Page:Maurice Joly - Recherches sur l'art de parvenir - Amyot éditeur - 1868.djvu/19

La bibliothèque libre.
Le texte de cette page a été corrigé et est conforme au fac-similé.

Elle fait voir que les révolutions, avant d’être des développements de principes, sont des explosions de besoins, de passions, d’intérêts et d’ambitions, ce qui n’empêche pas le moins du monde les révolutions d’être légitimes, au moins quand elles sont accomplies ; car pour les révolutions futures autant vaut n’en pas parler.

Cet aperçu permet de donner de la société une définition qui résume en partie la pensée de ce livre :

La société est un état de guerre réglé par les lois.
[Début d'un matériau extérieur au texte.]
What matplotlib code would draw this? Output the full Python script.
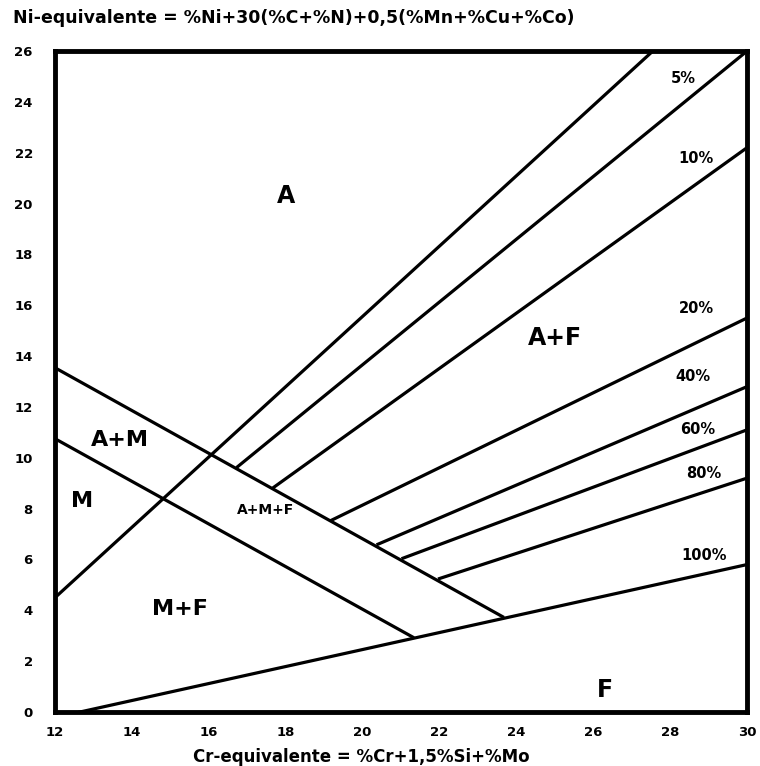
import numpy as np
import matplotlib.pyplot as plt

plt.rcParams['font.family'] = ['DejaVu Sans']
plt.rcParams['font.weight'] = 'bold'

# Austenite boundary
a_line_x = [12, 27.55]
a_line_y = [4.5, 26]
# upper and lower boundary of the A+M+F band
band_upper_x = [12, 23.64]
band_upper_y = [13.54, 3.75]
band_lower_x = [12, 21.3]
band_lower_y = [10.75, 2.95]
# ferrite boundary (100%)
f_line_x = [12.65, 30]
f_line_y = [0, 5.8]

# iso-ferrite lines
ferrite_pct = ["5%", "10%", "20%", "40%", "60%", "80%"]
iso_start_x = [16.75, 17.7, 19.2, 20.4, 21.05, 22.0]
iso_start_y = [9.65, 8.85, 7.55, 6.6, 6.05, 5.25]
iso_end_x = [30, 30, 30, 30, 30, 30]
iso_end_y = [26, 22.2, 15.5, 12.8, 11.1, 9.2]

# percent labels (position in data units)
pct_labels = ["5%", "10%", "20%", "40%", "60%", "80%", "100%"]
pct_label_x = [28.33, 28.67, 28.67, 28.6, 28.72, 28.87, 28.87]
pct_label_y = [24.9, 21.77, 15.87, 13.2, 11.1, 9.4, 6.14]

regions = ["A", "A+F", "A+M", "M", "A+M+F", "M+F", "F"]
region_x = [18.0, 25.0, 13.7, 12.7, 17.47, 15.25, 26.3]
region_y = [20.3, 14.7, 10.7, 8.3, 7.95, 4.05, 0.85]
region_size = [17, 17, 16, 16, 10, 16, 17]

fig = plt.figure(figsize=(7.6, 7.66), dpi=100)
ax = fig.add_axes([0.0724, 0.0705, 0.9106, 0.8629])

lw = 2.3
ax.plot(a_line_x, a_line_y, color="black", lw=lw)
ax.plot(band_upper_x, band_upper_y, color="black", lw=lw)
ax.plot(band_lower_x, band_lower_y, color="black", lw=lw)
ax.plot(f_line_x, f_line_y, color="black", lw=lw)
for i in range(len(ferrite_pct)):
    ax.plot([iso_start_x[i], iso_end_x[i]], [iso_start_y[i], iso_end_y[i]],
            color="black", lw=lw)

for lab, x, y in zip(pct_labels, pct_label_x, pct_label_y):
    ax.text(x, y, lab, ha="center", va="center", fontsize=10.5, fontweight="bold")

for lab, x, y, s in zip(regions, region_x, region_y, region_size):
    ax.text(x, y, lab, ha="center", va="center", fontsize=s, fontweight="bold")

ax.set_xlim(12, 30)
ax.set_ylim(0, 26)
ax.set_xticks(np.arange(12, 31, 2))
ax.set_yticks(np.arange(0, 27, 2))
ax.tick_params(length=0, labelsize=9.5)
ax.tick_params(axis="x", pad=10)
ax.tick_params(axis="y", pad=16)
for lbl in ax.get_xticklabels() + ax.get_yticklabels():
    lbl.set_fontweight("bold")
for sp in ax.spines.values():
    sp.set_linewidth(3.5)

fig.text(0.017, 0.976, "Ni-equivalente = %Ni+30(%C+%N)+0,5(%Mn+%Cu+%Co)",
         ha="left", va="center", fontsize=12.5, fontweight="bold")
fig.text(0.476, 0.012, "Cr-equivalente = %Cr+1,5%Si+%Mo", ha="center",
         va="center", fontsize=12, fontweight="bold")

fig.savefig("out.png", dpi=100)
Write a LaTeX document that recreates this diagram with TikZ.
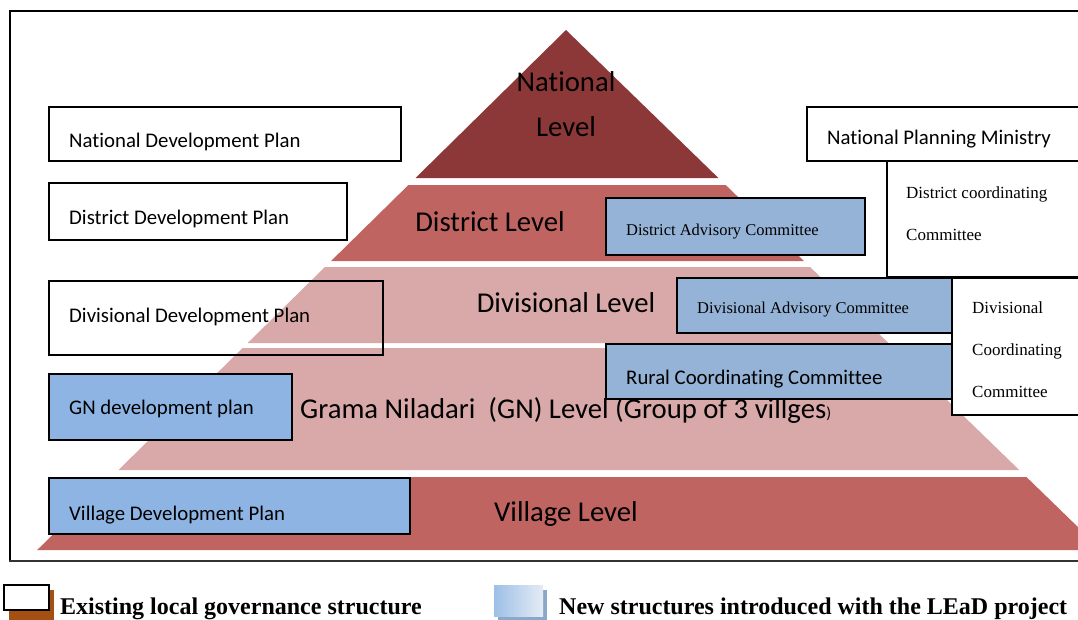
\documentclass[tikz,border=0pt]{standalone}
\usepackage{fontspec}
\setmainfont{Carlito}[RawFeature={-liga;-clig;-calt;-dlig}]
\newfontfamily\serifA{Liberation Serif}
\definecolor{natred}{RGB}{140,56,56}
\definecolor{disred}{RGB}{192,100,97}
\definecolor{pinkl}{RGB}{216,169,168}
\definecolor{blueA}{RGB}{141,180,226}
\definecolor{blueB}{RGB}{149,179,215}
\definecolor{shbrown}{RGB}{163,80,18}
\definecolor{shblue}{RGB}{140,168,200}
\tikzset{
  boxw/.style={draw=black, line width=1.8pt, fill=white, inner sep=0pt, anchor=north west},
  boxo/.style={draw=black, line width=1.8pt, inner sep=0pt, anchor=north west},
  boxa/.style={draw=black, line width=1.8pt, fill=blueA, inner sep=0pt, anchor=north west},
  boxb/.style={draw=black, line width=1.8pt, fill=blueB, inner sep=0pt, anchor=north west},
  lvl/.style={inner sep=0pt, font=\fontsize{28.7}{30}\selectfont},
  stxt/.style={inner sep=0pt, anchor=base west, font=\fontsize{20.8}{24}\selectfont},
  rtxt/.style={inner sep=0pt, anchor=base west, font=\serifA\fontsize{16.5}{20}\selectfont},
  ctxt/.style={inner sep=0pt, anchor=base west, font=\serifA\fontsize{17}{20}\selectfont},
  legtxt/.style={inner sep=0pt, anchor=base west, font=\serifA\bfseries\fontsize{24}{28}\selectfont},
}
\begin{document}
\begin{tikzpicture}[x=1pt,y=-1pt]
\useasboundingbox (0,0) rectangle (1078,619);
\clip (0,0) rectangle (1078,619);
\fill[white] (0,0) rectangle (1078,619);
% pyramid
\fill[natred] (566,30) -- (718.4,178) -- (415.5,178) -- cycle;
\fill[disred] (408.4,185) -- (725.7,185) -- (803.9,261) -- (331.1,261) -- cycle;
\fill[pinkl] (325.0,267) -- (810.1,267) -- (888.4,343) -- (247.7,343) -- cycle;
\fill[pinkl] (242.6,348) -- (893.5,348) -- (1019.2,470) -- (118.5,470) -- cycle;
\fill[disred] (111.4,477) -- (1026.4,477) -- (1101.6,550) -- (37.2,550) -- cycle;
% frame
\draw[line width=1.5pt] (1100,11) -- (10,11) -- (10,561);
\draw[line width=2.6pt, black!80] (9.3,561) -- (1100,561);
% level labels
\node[lvl] (natl1) at (566,82) {National};
\node[lvl] (natl2) at (566,127) {Level};
\node[lvl] (distl) at (490,222) {District Level};
\node[lvl] (divl) at (566,303) {Divisional Level};
\node[lvl, anchor=base west] (gnl) at (300,418) {Grama Niladari\ \ (GN) Level (Group of 3 villges\fontsize{16}{18}\selectfont)};
\node[lvl] (vill) at (566,514) {Village Level};
% left boxes
\node[boxw, minimum width=352pt, minimum height=54pt] (ndp) at (48,106) {};
\node[stxt] (ndpt) at (69,147) {National Development Plan};
\node[boxw, minimum width=298pt, minimum height=57pt] (ddp) at (48,182) {};
\node[stxt] (ddpt) at (69,224) {District Development Plan};
\node[boxo, minimum width=334pt, minimum height=74pt] (vdp) at (48,280) {};
\node[stxt] (vdpt) at (69,322) {Divisional Development\ Plan};
\node[boxa, minimum width=243pt, minimum height=66pt] (gnp) at (48,373) {};
\node[stxt] (gnpt) at (69,414) {GN development plan};
\node[boxa, minimum width=361pt, minimum height=56pt] (vlp) at (48,477) {};
\node[stxt] (vlpt) at (69,520) {Village Development Plan};
% right boxes
\node[boxw, minimum width=300pt, minimum height=54pt] (npm) at (806,106) {};
\node[stxt] (npmt) at (827,144) {National Planning Ministry};
\node[boxw, minimum width=220pt, minimum height=116pt] (dcc) at (886,160) {};
\node[ctxt] (dcct1) at (906,198) {District coordinating};
\node[ctxt] (dcct2) at (906,240) {Committee};
\node[boxw, minimum width=160pt, minimum height=137pt] (dvcc) at (951,277) {};
\node[ctxt] (dvcct1) at (972,313) {Divisional};
\node[ctxt] (dvcct2) at (972,355) {Coordinating};
\node[ctxt] (dvcct3) at (972,397) {Committee};
\node[boxb, minimum width=259pt, minimum height=57pt] (dac) at (605,197) {};
\node[rtxt] (dact) at (626,235) {District Advisory Committee};
\node[boxb, minimum width=275pt, minimum height=55pt] (dvac) at (676,277) {};
\node[rtxt] (dvact) at (697,313) {Divisional Advisory\ Committee};
\node[boxb, minimum width=346pt, minimum height=55pt] (rcc) at (605,343) {};
\node[stxt] (rcct) at (626,384) {Rural Coordinating\ Committee};
% legend
\fill[shbrown] (9,590) rectangle (54,622);
\node[boxw, line width=2.2pt, minimum width=45pt, minimum height=25pt] (leg1) at (3,584) {};
\node[legtxt] (leg1t) at (60,614) {Existing local governance structure};
\fill[shblue] (498,590) rectangle (547,622);
\node[inner sep=0pt, anchor=north west, minimum width=49pt, minimum height=31pt,
      shading=axis, shading angle=135, left color=blueA!85, right color=blueB!25] (leg2) at (494,585) {};
\node[legtxt] (leg2t) at (559,614) {New structures introduced with the LEaD project};
\end{tikzpicture}
\end{document}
L’ordre extérieur n’est qu’apparent. En réalité c’est la guerre qui s’agite dans le fond de la vie sociale et une guerre dont les mobiles ne diffèrent en rien de ceux qui mettent les nations les armes à la main ; chacun arrive dans la vie au nom de ses intérêts et de ses passions, au nom de sa nature qui constitue son droit individuel. La loi dans ce qu’elle établit ou dans ce qu’elle défend ne fait que déterminer les conditions du combat et les armes dont il est permis de se servir. C’est tout un monde de combinaisons, d’intrigues et d’artifices, tout un art de procéder, d’attaquer et de se défendre, toute une stratégie sociale dont la connaissance approfondie est l’instrument universel. La lutte a lieu d’homme à homme, de classe à classe, et le pouvoir, les places, le crédit, la fortune, la célébrité apparaissent comme les points culminants autour desquels s’agite incessamment l’éternelle mêlée des ambitions.